▸ **Information provided**
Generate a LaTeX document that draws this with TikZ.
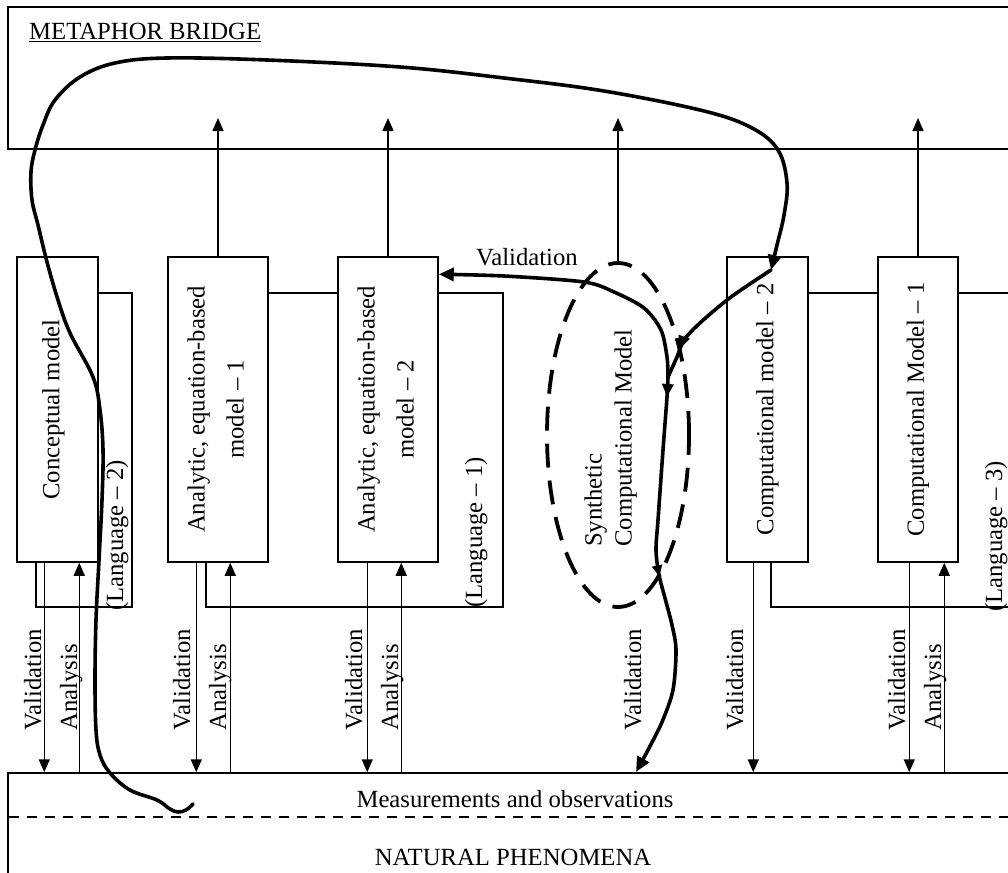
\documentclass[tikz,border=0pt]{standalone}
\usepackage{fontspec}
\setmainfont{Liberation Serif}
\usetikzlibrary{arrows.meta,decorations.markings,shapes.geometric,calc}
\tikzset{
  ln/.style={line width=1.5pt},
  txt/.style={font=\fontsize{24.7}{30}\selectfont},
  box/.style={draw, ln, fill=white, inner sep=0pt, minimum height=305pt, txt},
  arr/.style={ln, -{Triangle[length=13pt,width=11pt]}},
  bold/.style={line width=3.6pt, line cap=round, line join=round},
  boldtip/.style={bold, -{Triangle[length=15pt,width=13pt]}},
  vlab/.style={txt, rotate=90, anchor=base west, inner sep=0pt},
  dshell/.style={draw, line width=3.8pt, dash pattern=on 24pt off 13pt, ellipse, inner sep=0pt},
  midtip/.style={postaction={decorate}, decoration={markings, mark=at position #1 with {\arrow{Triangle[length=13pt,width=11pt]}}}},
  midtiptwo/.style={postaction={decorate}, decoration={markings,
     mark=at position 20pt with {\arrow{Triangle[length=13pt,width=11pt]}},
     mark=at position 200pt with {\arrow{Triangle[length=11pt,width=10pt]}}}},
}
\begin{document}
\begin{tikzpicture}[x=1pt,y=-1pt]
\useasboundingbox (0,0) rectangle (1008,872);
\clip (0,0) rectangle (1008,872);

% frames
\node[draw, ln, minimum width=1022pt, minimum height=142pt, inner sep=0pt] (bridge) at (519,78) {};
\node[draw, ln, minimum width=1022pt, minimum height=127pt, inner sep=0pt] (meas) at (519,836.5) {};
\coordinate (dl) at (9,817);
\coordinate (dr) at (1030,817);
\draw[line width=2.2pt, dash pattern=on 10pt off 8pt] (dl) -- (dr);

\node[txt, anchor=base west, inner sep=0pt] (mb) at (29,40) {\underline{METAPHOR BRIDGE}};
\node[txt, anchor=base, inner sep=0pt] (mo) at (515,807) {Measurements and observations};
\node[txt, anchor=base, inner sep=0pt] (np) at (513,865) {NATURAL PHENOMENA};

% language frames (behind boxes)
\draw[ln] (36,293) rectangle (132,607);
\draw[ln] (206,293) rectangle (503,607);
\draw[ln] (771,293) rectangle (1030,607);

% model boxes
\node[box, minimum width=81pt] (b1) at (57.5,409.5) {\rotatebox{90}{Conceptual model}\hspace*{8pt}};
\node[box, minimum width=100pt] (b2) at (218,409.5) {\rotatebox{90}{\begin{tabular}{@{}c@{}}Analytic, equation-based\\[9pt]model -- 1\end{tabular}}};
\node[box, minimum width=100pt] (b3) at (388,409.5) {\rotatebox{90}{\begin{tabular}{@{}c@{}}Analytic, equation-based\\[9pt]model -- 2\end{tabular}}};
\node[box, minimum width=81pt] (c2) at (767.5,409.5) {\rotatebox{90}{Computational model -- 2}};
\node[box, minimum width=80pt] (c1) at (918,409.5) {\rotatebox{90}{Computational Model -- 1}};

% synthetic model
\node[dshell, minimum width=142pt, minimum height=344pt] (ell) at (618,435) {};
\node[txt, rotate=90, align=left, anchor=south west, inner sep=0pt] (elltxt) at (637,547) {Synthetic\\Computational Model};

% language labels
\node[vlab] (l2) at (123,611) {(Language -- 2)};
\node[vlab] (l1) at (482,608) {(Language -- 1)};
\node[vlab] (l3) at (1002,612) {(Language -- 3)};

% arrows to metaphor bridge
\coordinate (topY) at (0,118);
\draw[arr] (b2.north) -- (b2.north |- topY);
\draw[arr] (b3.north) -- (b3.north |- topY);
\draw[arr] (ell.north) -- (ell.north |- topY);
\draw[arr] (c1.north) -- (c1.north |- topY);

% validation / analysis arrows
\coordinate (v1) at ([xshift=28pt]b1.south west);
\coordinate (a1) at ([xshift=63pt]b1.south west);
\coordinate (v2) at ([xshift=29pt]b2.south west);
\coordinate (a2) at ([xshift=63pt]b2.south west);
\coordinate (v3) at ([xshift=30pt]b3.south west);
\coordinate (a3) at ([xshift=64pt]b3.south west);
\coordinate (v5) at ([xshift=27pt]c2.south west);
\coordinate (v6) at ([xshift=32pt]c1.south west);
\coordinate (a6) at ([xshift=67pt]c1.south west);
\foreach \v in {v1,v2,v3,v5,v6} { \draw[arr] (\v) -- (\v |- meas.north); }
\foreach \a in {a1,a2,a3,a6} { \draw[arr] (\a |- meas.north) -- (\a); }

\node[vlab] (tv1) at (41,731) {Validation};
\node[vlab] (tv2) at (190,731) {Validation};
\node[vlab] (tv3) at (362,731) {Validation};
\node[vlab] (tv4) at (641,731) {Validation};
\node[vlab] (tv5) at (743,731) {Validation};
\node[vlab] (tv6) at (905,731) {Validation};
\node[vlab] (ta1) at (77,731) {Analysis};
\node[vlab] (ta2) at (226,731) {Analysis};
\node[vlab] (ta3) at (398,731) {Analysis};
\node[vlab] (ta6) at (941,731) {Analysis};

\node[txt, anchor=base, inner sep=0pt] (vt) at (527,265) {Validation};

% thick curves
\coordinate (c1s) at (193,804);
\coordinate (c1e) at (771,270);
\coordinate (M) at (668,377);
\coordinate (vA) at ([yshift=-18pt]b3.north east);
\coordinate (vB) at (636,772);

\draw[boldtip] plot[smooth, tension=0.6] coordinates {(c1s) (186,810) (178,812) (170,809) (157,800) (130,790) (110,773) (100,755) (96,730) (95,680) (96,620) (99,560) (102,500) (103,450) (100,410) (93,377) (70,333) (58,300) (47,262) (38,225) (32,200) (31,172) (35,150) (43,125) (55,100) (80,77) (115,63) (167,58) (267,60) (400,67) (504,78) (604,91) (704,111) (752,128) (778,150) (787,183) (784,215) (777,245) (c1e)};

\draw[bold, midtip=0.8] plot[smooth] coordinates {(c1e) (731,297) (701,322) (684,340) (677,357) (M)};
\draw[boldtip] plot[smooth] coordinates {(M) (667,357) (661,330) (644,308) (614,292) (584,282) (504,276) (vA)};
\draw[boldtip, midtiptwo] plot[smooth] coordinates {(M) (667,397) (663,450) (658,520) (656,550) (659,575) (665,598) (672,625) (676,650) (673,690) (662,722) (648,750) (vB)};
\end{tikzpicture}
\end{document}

▸ **Exercise**
Leave out the pictures and retype every line above exactly.

▸ **Exercise solution**
Generate a LaTeX document that draws this with TikZ.
\documentclass[tikz,border=0pt]{standalone}
\usepackage{fontspec}
\setmainfont{Liberation Serif}
\usetikzlibrary{arrows.meta,decorations.markings,shapes.geometric,calc}
\tikzset{
  ln/.style={line width=1.5pt},
  txt/.style={font=\fontsize{24.7}{30}\selectfont},
  box/.style={draw, ln, fill=white, inner sep=0pt, minimum height=305pt, txt},
  arr/.style={ln, -{Triangle[length=13pt,width=11pt]}},
  bold/.style={line width=3.6pt, line cap=round, line join=round},
  boldtip/.style={bold, -{Triangle[length=15pt,width=13pt]}},
  vlab/.style={txt, rotate=90, anchor=base west, inner sep=0pt},
  dshell/.style={draw, line width=3.8pt, dash pattern=on 24pt off 13pt, ellipse, inner sep=0pt},
  midtip/.style={postaction={decorate}, decoration={markings, mark=at position #1 with {\arrow{Triangle[length=13pt,width=11pt]}}}},
  midtiptwo/.style={postaction={decorate}, decoration={markings,
     mark=at position 20pt with {\arrow{Triangle[length=13pt,width=11pt]}},
     mark=at position 200pt with {\arrow{Triangle[length=11pt,width=10pt]}}}},
}
\begin{document}
\begin{tikzpicture}[x=1pt,y=-1pt]
\useasboundingbox (0,0) rectangle (1008,872);
\clip (0,0) rectangle (1008,872);

% frames
\node[draw, ln, minimum width=1022pt, minimum height=142pt, inner sep=0pt] (bridge) at (519,78) {};
\node[draw, ln, minimum width=1022pt, minimum height=127pt, inner sep=0pt] (meas) at (519,836.5) {};
\coordinate (dl) at (9,817);
\coordinate (dr) at (1030,817);
\draw[line width=2.2pt, dash pattern=on 10pt off 8pt] (dl) -- (dr);

\node[txt, anchor=base west, inner sep=0pt] (mb) at (29,40) {\underline{METAPHOR BRIDGE}};
\node[txt, anchor=base, inner sep=0pt] (mo) at (515,807) {Measurements and observations};
\node[txt, anchor=base, inner sep=0pt] (np) at (513,865) {NATURAL PHENOMENA};

% language frames (behind boxes)
\draw[ln] (36,293) rectangle (132,607);
\draw[ln] (206,293) rectangle (503,607);
\draw[ln] (771,293) rectangle (1030,607);

% model boxes
\node[box, minimum width=81pt] (b1) at (57.5,409.5) {\rotatebox{90}{Conceptual model}\hspace*{8pt}};
\node[box, minimum width=100pt] (b2) at (218,409.5) {\rotatebox{90}{\begin{tabular}{@{}c@{}}Analytic, equation-based\\[9pt]model -- 1\end{tabular}}};
\node[box, minimum width=100pt] (b3) at (388,409.5) {\rotatebox{90}{\begin{tabular}{@{}c@{}}Analytic, equation-based\\[9pt]model -- 2\end{tabular}}};
\node[box, minimum width=81pt] (c2) at (767.5,409.5) {\rotatebox{90}{Computational model -- 2}};
\node[box, minimum width=80pt] (c1) at (918,409.5) {\rotatebox{90}{Computational Model -- 1}};

% synthetic model
\node[dshell, minimum width=142pt, minimum height=344pt] (ell) at (618,435) {};
\node[txt, rotate=90, align=left, anchor=south west, inner sep=0pt] (elltxt) at (637,547) {Synthetic\\Computational Model};

% language labels
\node[vlab] (l2) at (123,611) {(Language -- 2)};
\node[vlab] (l1) at (482,608) {(Language -- 1)};
\node[vlab] (l3) at (1002,612) {(Language -- 3)};

% arrows to metaphor bridge
\coordinate (topY) at (0,118);
\draw[arr] (b2.north) -- (b2.north |- topY);
\draw[arr] (b3.north) -- (b3.north |- topY);
\draw[arr] (ell.north) -- (ell.north |- topY);
\draw[arr] (c1.north) -- (c1.north |- topY);

% validation / analysis arrows
\coordinate (v1) at ([xshift=28pt]b1.south west);
\coordinate (a1) at ([xshift=63pt]b1.south west);
\coordinate (v2) at ([xshift=29pt]b2.south west);
\coordinate (a2) at ([xshift=63pt]b2.south west);
\coordinate (v3) at ([xshift=30pt]b3.south west);
\coordinate (a3) at ([xshift=64pt]b3.south west);
\coordinate (v5) at ([xshift=27pt]c2.south west);
\coordinate (v6) at ([xshift=32pt]c1.south west);
\coordinate (a6) at ([xshift=67pt]c1.south west);
\foreach \v in {v1,v2,v3,v5,v6} { \draw[arr] (\v) -- (\v |- meas.north); }
\foreach \a in {a1,a2,a3,a6} { \draw[arr] (\a |- meas.north) -- (\a); }

\node[vlab] (tv1) at (41,731) {Validation};
\node[vlab] (tv2) at (190,731) {Validation};
\node[vlab] (tv3) at (362,731) {Validation};
\node[vlab] (tv4) at (641,731) {Validation};
\node[vlab] (tv5) at (743,731) {Validation};
\node[vlab] (tv6) at (905,731) {Validation};
\node[vlab] (ta1) at (77,731) {Analysis};
\node[vlab] (ta2) at (226,731) {Analysis};
\node[vlab] (ta3) at (398,731) {Analysis};
\node[vlab] (ta6) at (941,731) {Analysis};

\node[txt, anchor=base, inner sep=0pt] (vt) at (527,265) {Validation};

% thick curves
\coordinate (c1s) at (193,804);
\coordinate (c1e) at (771,270);
\coordinate (M) at (668,377);
\coordinate (vA) at ([yshift=-18pt]b3.north east);
\coordinate (vB) at (636,772);

\draw[boldtip] plot[smooth, tension=0.6] coordinates {(c1s) (186,810) (178,812) (170,809) (157,800) (130,790) (110,773) (100,755) (96,730) (95,680) (96,620) (99,560) (102,500) (103,450) (100,410) (93,377) (70,333) (58,300) (47,262) (38,225) (32,200) (31,172) (35,150) (43,125) (55,100) (80,77) (115,63) (167,58) (267,60) (400,67) (504,78) (604,91) (704,111) (752,128) (778,150) (787,183) (784,215) (777,245) (c1e)};

\draw[bold, midtip=0.8] plot[smooth] coordinates {(c1e) (731,297) (701,322) (684,340) (677,357) (M)};
\draw[boldtip] plot[smooth] coordinates {(M) (667,357) (661,330) (644,308) (614,292) (584,282) (504,276) (vA)};
\draw[boldtip, midtiptwo] plot[smooth] coordinates {(M) (667,397) (663,450) (658,520) (656,550) (659,575) (665,598) (672,625) (676,650) (673,690) (662,722) (648,750) (vB)};
\end{tikzpicture}
\end{document}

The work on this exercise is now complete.